* BEGIN EXTRACTED MATERIAL *

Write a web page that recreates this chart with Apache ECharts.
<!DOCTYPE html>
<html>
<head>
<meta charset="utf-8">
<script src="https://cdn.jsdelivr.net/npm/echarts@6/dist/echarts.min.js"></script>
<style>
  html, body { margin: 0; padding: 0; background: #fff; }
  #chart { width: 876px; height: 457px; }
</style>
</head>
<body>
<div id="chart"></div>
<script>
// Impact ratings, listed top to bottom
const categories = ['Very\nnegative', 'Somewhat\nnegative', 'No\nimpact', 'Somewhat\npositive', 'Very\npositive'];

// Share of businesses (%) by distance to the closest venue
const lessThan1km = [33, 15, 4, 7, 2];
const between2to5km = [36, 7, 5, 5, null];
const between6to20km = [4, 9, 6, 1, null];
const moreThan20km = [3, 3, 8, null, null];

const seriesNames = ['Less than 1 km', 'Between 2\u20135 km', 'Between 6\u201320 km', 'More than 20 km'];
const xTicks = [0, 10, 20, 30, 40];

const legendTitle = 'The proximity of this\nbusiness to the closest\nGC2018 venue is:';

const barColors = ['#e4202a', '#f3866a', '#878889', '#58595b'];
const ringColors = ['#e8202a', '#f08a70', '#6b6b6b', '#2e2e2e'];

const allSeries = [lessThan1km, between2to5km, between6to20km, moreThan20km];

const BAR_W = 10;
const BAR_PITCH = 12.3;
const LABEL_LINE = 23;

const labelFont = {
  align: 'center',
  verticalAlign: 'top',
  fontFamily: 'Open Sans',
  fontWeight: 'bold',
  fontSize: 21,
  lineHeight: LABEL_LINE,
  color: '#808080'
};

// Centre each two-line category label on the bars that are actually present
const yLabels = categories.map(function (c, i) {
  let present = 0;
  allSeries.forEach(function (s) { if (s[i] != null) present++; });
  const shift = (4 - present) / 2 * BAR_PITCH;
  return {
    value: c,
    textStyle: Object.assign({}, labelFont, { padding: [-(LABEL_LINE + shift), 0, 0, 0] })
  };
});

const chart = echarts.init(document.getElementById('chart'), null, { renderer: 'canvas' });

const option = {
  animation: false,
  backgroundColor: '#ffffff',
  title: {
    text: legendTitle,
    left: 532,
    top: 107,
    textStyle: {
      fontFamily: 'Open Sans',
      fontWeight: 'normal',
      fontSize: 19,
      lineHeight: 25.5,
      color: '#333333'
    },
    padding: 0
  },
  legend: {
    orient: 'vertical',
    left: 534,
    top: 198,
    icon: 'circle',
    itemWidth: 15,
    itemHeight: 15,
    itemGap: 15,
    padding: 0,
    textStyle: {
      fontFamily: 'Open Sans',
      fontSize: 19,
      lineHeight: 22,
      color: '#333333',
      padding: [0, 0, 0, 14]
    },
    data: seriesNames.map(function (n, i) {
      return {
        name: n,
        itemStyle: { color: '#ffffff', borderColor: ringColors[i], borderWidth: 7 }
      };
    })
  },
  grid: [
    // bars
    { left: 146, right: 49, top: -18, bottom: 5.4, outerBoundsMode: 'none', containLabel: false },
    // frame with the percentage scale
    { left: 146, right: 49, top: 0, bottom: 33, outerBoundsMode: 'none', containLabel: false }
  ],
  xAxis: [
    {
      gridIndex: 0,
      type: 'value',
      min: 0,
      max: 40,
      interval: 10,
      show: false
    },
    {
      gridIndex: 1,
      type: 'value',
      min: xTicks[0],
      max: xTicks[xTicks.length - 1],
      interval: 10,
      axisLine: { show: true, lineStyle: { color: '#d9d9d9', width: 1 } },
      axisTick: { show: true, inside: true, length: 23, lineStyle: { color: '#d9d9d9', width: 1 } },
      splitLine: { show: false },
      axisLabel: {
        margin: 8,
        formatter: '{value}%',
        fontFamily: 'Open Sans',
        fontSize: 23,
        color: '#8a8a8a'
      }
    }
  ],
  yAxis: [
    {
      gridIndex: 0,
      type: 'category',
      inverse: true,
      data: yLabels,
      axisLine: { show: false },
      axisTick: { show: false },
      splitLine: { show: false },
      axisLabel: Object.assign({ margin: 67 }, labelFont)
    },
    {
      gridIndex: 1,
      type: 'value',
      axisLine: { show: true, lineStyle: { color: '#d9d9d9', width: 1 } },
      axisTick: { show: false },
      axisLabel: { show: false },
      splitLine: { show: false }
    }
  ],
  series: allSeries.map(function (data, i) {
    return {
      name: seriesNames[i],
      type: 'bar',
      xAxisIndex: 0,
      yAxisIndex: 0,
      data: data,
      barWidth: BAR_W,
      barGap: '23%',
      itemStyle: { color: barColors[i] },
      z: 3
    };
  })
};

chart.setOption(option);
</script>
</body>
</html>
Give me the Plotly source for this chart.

* END EXTRACTED MATERIAL *

» EXERCISE OBJECTIVE: Take the lines above from the first through the one containing "const moreThan20km = [3, 3, 8, null, null];" and reproduce them exactly; include nothing else.

» FULL ANSWER:
Write a web page that recreates this chart with Apache ECharts.
<!DOCTYPE html>
<html>
<head>
<meta charset="utf-8">
<script src="https://cdn.jsdelivr.net/npm/echarts@6/dist/echarts.min.js"></script>
<style>
  html, body { margin: 0; padding: 0; background: #fff; }
  #chart { width: 876px; height: 457px; }
</style>
</head>
<body>
<div id="chart"></div>
<script>
// Impact ratings, listed top to bottom
const categories = ['Very\nnegative', 'Somewhat\nnegative', 'No\nimpact', 'Somewhat\npositive', 'Very\npositive'];

// Share of businesses (%) by distance to the closest venue
const lessThan1km = [33, 15, 4, 7, 2];
const between2to5km = [36, 7, 5, 5, null];
const between6to20km = [4, 9, 6, 1, null];
const moreThan20km = [3, 3, 8, null, null];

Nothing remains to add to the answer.